Widow of CRI news editor William Alnor gives her account of the controversies involving Walter Martin and Hank Hanegraaff in her account called, "Dueling Bible Answer Men" parts 1 and 2 by Jackie Alnor.

=== Financial accountability ===
The "Group for CRI Accountability," which included terminated employees, alleged that CRI's 1992 withdrawal from the Evangelical Council for Financial Accountability (ECFA) was to avoid restrictions on financial dealings with its chief executive, Hank Hanegraaff. After it had rejoined, a 2003 ECFA audit found CRI to be out of compliance with a number of financial standards. This resulted in sanctions requiring that "the board of directors be strengthened" and a "significant reimbursement" be made to CRI. Ministry Watch issued a Donor Alert in 2004 regarding CRI's failure to respond to repeated requests to explain corrective steps it has taken in regard to findings of violations of three of ECFA's Seven Standards of Responsible Stewardship.
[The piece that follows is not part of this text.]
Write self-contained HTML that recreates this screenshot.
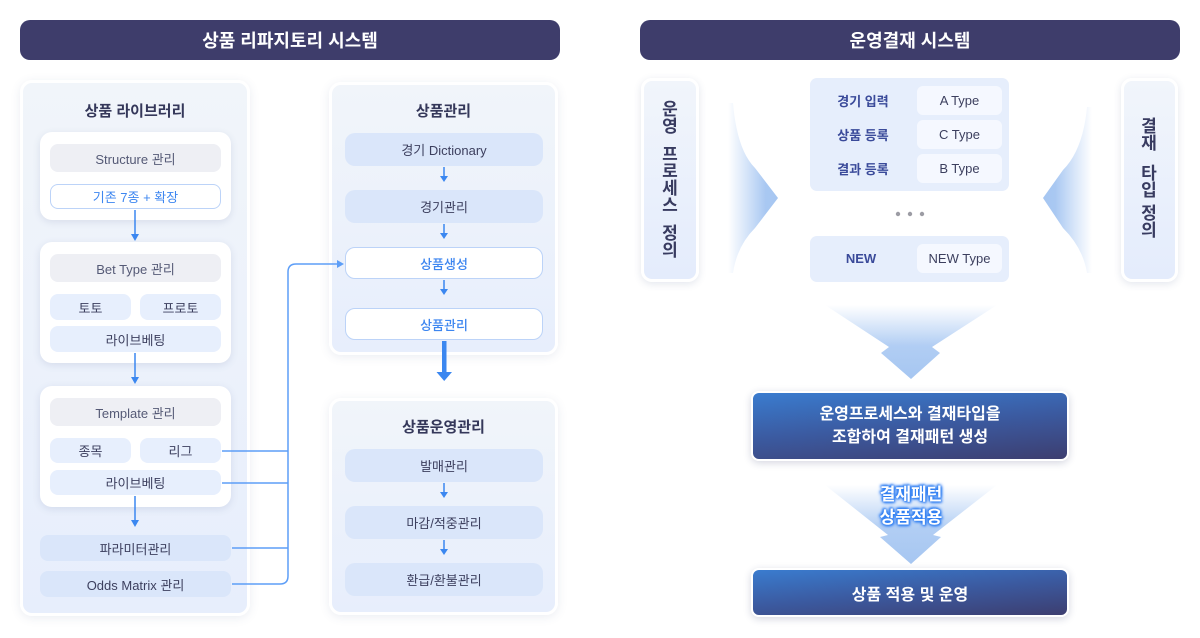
<!DOCTYPE html>
<html><head><meta charset="utf-8">
<style>
*{margin:0;padding:0;box-sizing:border-box}
body{width:1200px;height:638px;background:#fff;position:relative;overflow:hidden;font-family:"Liberation Sans","Noto Sans CJK KR",sans-serif;}
.a{position:absolute}
.b{position:absolute;display:flex;align-items:center;justify-content:center;text-align:center;white-space:nowrap}
.hdr{background:#3e3d6b;color:#fff;font-weight:700;font-size:18px;border-radius:10px;height:40px;top:20px;width:540px}
.panel{position:absolute;border:3px solid #fff;border-radius:12px;background:linear-gradient(180deg,#f1f5fa 0%,#e7eefc 100%);box-shadow:0 2px 10px rgba(60,80,130,0.10)}
.card{position:absolute;background:#fff;border-radius:12px;box-shadow:0 2px 8px rgba(60,80,130,0.13)}
.ttl{font-weight:700;font-size:15px;color:#35385a}
.g{background:#eeeff4;border-radius:8px;color:#555a76;font-size:13px}
.lb{background:#e7effd;border-radius:8px;color:#3c3f5e;font-size:13px}
.mb{background:#dae6fa;border-radius:10px;color:#3c3f5e;font-size:13px}
.wb{background:#fff;border:1.5px solid #bcd3f8;border-radius:10px;color:#3d86f0;font-size:13px}
.vbox{position:absolute;border:3px solid #fff;border-radius:11px;background:linear-gradient(180deg,#f1f5fb,#e4ecfc);box-shadow:0 2px 8px rgba(60,80,130,0.14)}
.vt{position:absolute;width:20px;font-weight:700;font-size:17px;line-height:17px;color:#383b60;text-align:center}
.tl{font-weight:700;font-size:13px;color:#3a4a9a}
.tb{background:#f5f8ff;border-radius:6px;color:#3c3f5e;font-size:13px}
.blue{background:linear-gradient(175deg,#3a7ccf 0%,#3b5aa0 50%,#3d3e70 100%);border:2px solid #fff;border-radius:8px;box-shadow:0 2px 8px rgba(40,50,100,0.2);color:#fff;font-weight:700;font-size:16px}
</style></head><body>

<!-- headers -->
<div class="b hdr" style="left:20px">상품 리파지토리 시스템</div>
<div class="b hdr" style="left:640px">운영결재 시스템</div>

<!-- left panel -->
<div class="panel" style="left:20px;top:80px;width:230px;height:536px"></div>
<div class="b ttl" style="left:20px;top:98px;width:230px;height:24px">상품 라이브러리</div>

<div class="card" style="left:40px;top:132px;width:191px;height:88px"></div>
<div class="b g" style="left:50px;top:144px;width:171px;height:28px">Structure 관리</div>
<div class="b wb" style="left:50px;top:184px;width:171px;height:25px;border-radius:8px">기존 7종 + 확장</div>

<div class="card" style="left:40px;top:242px;width:191px;height:121px"></div>
<div class="b g" style="left:50px;top:254px;width:171px;height:28px">Bet Type 관리</div>
<div class="b lb" style="left:50px;top:294px;width:81px;height:26px">토토</div>
<div class="b lb" style="left:140px;top:294px;width:81px;height:26px">프로토</div>
<div class="b lb" style="left:50px;top:326px;width:171px;height:26px">라이브베팅</div>

<div class="card" style="left:40px;top:386px;width:191px;height:121px"></div>
<div class="b g" style="left:50px;top:398px;width:171px;height:28px">Template 관리</div>
<div class="b lb" style="left:50px;top:438px;width:81px;height:25px">종목</div>
<div class="b lb" style="left:140px;top:438px;width:81px;height:25px">리그</div>
<div class="b lb" style="left:50px;top:470px;width:171px;height:25px">라이브베팅</div>

<div class="b mb" style="left:40px;top:535px;width:191px;height:26px;border-radius:8px">파라미터관리</div>
<div class="b mb" style="left:40px;top:571px;width:191px;height:26px;border-radius:8px">Odds Matrix 관리</div>

<!-- middle panels -->
<div class="panel" style="left:329px;top:82px;width:229px;height:273px"></div>
<div class="b ttl" style="left:329px;top:98px;width:229px;height:24px">상품관리</div>
<div class="b mb" style="left:345px;top:133px;width:198px;height:33px">경기 Dictionary</div>
<div class="b mb" style="left:345px;top:190px;width:198px;height:33px">경기관리</div>
<div class="b wb" style="left:345px;top:247px;width:198px;height:32px;font-weight:500">상품생성</div>
<div class="b wb" style="left:345px;top:308px;width:198px;height:32px;font-weight:500">상품관리</div>

<div class="panel" style="left:329px;top:398px;width:229px;height:217px"></div>
<div class="b ttl" style="left:329px;top:414px;width:229px;height:24px">상품운영관리</div>
<div class="b mb" style="left:345px;top:449px;width:198px;height:33px">발매관리</div>
<div class="b mb" style="left:345px;top:506px;width:198px;height:33px">마감/적중관리</div>
<div class="b mb" style="left:345px;top:563px;width:198px;height:33px">환급/환불관리</div>

<!-- connectors & fans -->
<svg class="a" style="left:0;top:0" width="1200" height="638" viewBox="0 0 1200 638">
<defs>
<linearGradient id="fl" x1="728" y1="0" x2="778" y2="0" gradientUnits="userSpaceOnUse">
<stop offset="0" stop-color="#a9c8f2" stop-opacity="0"/><stop offset="0.35" stop-color="#a9c8f2" stop-opacity="0.45"/><stop offset="0.75" stop-color="#a9c8f2" stop-opacity="1"/><stop offset="1" stop-color="#a6c6f1"/></linearGradient>
<linearGradient id="fr" x1="1092" y1="0" x2="1043" y2="0" gradientUnits="userSpaceOnUse">
<stop offset="0" stop-color="#a9c8f2" stop-opacity="0"/><stop offset="0.35" stop-color="#a9c8f2" stop-opacity="0.45"/><stop offset="0.75" stop-color="#a9c8f2" stop-opacity="1"/><stop offset="1" stop-color="#a6c6f1"/></linearGradient>
<linearGradient id="fd1" x1="0" y1="305" x2="0" y2="379" gradientUnits="userSpaceOnUse">
<stop offset="0" stop-color="#b0cdf4" stop-opacity="0"/><stop offset="0.55" stop-color="#adcbf3" stop-opacity="0.95"/><stop offset="1" stop-color="#a6c6f1"/></linearGradient>
<linearGradient id="fd2" x1="0" y1="485" x2="0" y2="564" gradientUnits="userSpaceOnUse">
<stop offset="0" stop-color="#b0cdf4" stop-opacity="0"/><stop offset="0.55" stop-color="#adcbf3" stop-opacity="0.95"/><stop offset="1" stop-color="#a6c6f1"/></linearGradient>
</defs>
<g stroke="#3b87f0" stroke-width="1.5" fill="none">
<line x1="135" y1="210" x2="135" y2="235"/>
<line x1="135" y1="353" x2="135" y2="378"/>
<line x1="135" y1="496" x2="135" y2="521"/>
<line x1="444" y1="167" x2="444" y2="177"/>
<line x1="444" y1="224" x2="444" y2="234"/>
<line x1="444" y1="280" x2="444" y2="290"/>
<line x1="444" y1="483" x2="444" y2="493"/>
<line x1="444" y1="540" x2="444" y2="550"/>
</g>
<g fill="#3b87f0">
<polygon points="131,234 139,234 135,241"/>
<polygon points="131,377 139,377 135,384"/>
<polygon points="131,520 139,520 135,527"/>
<polygon points="440,176 448,176 444,182"/>
<polygon points="440,233 448,233 444,239"/>
<polygon points="440,289 448,289 444,295"/>
<polygon points="440,492 448,492 444,498"/>
<polygon points="440,549 448,549 444,555"/>
<rect x="442" y="341" width="4.5" height="32"/>
<polygon points="436.5,372 452,372 444.2,381"/>
</g>
<g stroke="#5d9ef7" stroke-width="1.5" fill="none">
<line x1="222" y1="451" x2="288" y2="451"/>
<line x1="222" y1="483" x2="288" y2="483"/>
<line x1="232" y1="548" x2="288" y2="548"/>
<path d="M232,584 L280,584 Q288,584 288,576 L288,272 Q288,264 296,264 L338,264"/>
</g>
<polygon fill="#5d9ef7" points="337,260 344,264 337,268"/>

<path fill="url(#fl)" d="M733,103 Q737,150 755,168 L778,198 L755,228 Q737,246 733,273 L728,273 L728,103 Z"/>
<path fill="url(#fr)" d="M1087,107 Q1083,150 1063,170 L1043,198 L1063,228 Q1083,248 1087,273 L1092,273 L1092,107 Z"/>
<path fill="url(#fd1)" d="M825,305 L997,305 L932,347 L940,353 L911,379 L881,353 L889,347 Z"/>
<path fill="url(#fd2)" d="M825,485 L997,485 L933,535 L941,537 L911,564 L880,537 L888,535 Z"/>
<circle cx="898" cy="214" r="2.2" fill="#9c9ca4"/>
<circle cx="910" cy="214" r="2.2" fill="#9c9ca4"/>
<circle cx="922" cy="214" r="2.2" fill="#9c9ca4"/>
</svg>

<!-- right side vertical boxes -->
<div class="vbox" style="left:641px;top:78px;width:58px;height:204px"></div>
<div class="vt" style="left:660px;top:101px">운<br>영</div>
<div class="vt" style="left:660px;top:146px">프<br>로<br>세<br>스</div>
<div class="vt" style="left:660px;top:225px">정<br>의</div>

<div class="vbox" style="left:1121px;top:78px;width:57px;height:204px"></div>
<div class="vt" style="left:1139px;top:118px">결<br>재</div>
<div class="vt" style="left:1139px;top:165px">타<br>입</div>
<div class="vt" style="left:1139px;top:205px">정<br>의</div>

<!-- table -->
<div class="a" style="left:810px;top:78px;width:199px;height:113px;background:#e6eefc;border-radius:7px"></div>
<div class="b tl" style="left:822px;top:88px;width:82px;height:25px">경기 입력</div>
<div class="b tl" style="left:822px;top:122px;width:82px;height:25px">상품 등록</div>
<div class="b tl" style="left:822px;top:156px;width:82px;height:25px">결과 등록</div>
<div class="b tb" style="left:917px;top:86px;width:85px;height:29px">A Type</div>
<div class="b tb" style="left:917px;top:120px;width:85px;height:29px">C Type</div>
<div class="b tb" style="left:917px;top:154px;width:85px;height:29px">B Type</div>

<div class="a" style="left:810px;top:236px;width:199px;height:46px;background:#e6eefc;border-radius:7px"></div>
<div class="b tl" style="left:820px;top:246px;width:82px;height:25px">NEW</div>
<div class="b tb" style="left:917px;top:244px;width:85px;height:29px">NEW Type</div>

<!-- blue boxes -->
<div class="b blue" style="left:751px;top:391px;width:318px;height:70px;line-height:23px">운영프로세스와 결재타입을<br>조합하여 결재패턴 생성</div>
<div class="b" style="left:840px;top:483px;width:142px;height:46px;color:#fff;font-weight:700;font-size:17px;line-height:23px;text-shadow:0 0 3px #2b7cf2,0 0 3px #2b7cf2,0 0 5px #3a86f3,1px 1px 2px #2b7cf2,-1px -1px 2px #2b7cf2">결재패턴<br>상품적용</div>
<div class="b blue" style="left:751px;top:568px;width:318px;height:49px">상품 적용 및 운영</div>

</body></html>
=== Conversion of Hank Hanegraff to Eastern Orthodoxy ===

CRI President Hank Hanegraff was baptized into the Eastern Orthodox church on Palm Sunday, April 9, 2017. In a subsequent broadcast Hanegraff responded to charges that he had "walked away from the Christian faith" due to his departure from Protestant Christianity. "If I have caused any to stumble I humbly ask for forgiveness. My purpose in reading this is not so much to respond to anyone, but to reassure... I have never been more deeply in love with the Lord Jesus Christ and his body the church." CRI has defended the Eastern Orthodox doctrine of theosis in a video on the CRI website. Hanegraff's conversion has raised questions among evangelicals, who point to major differences between Eastern Orthodoxy and evangelical Protestantism.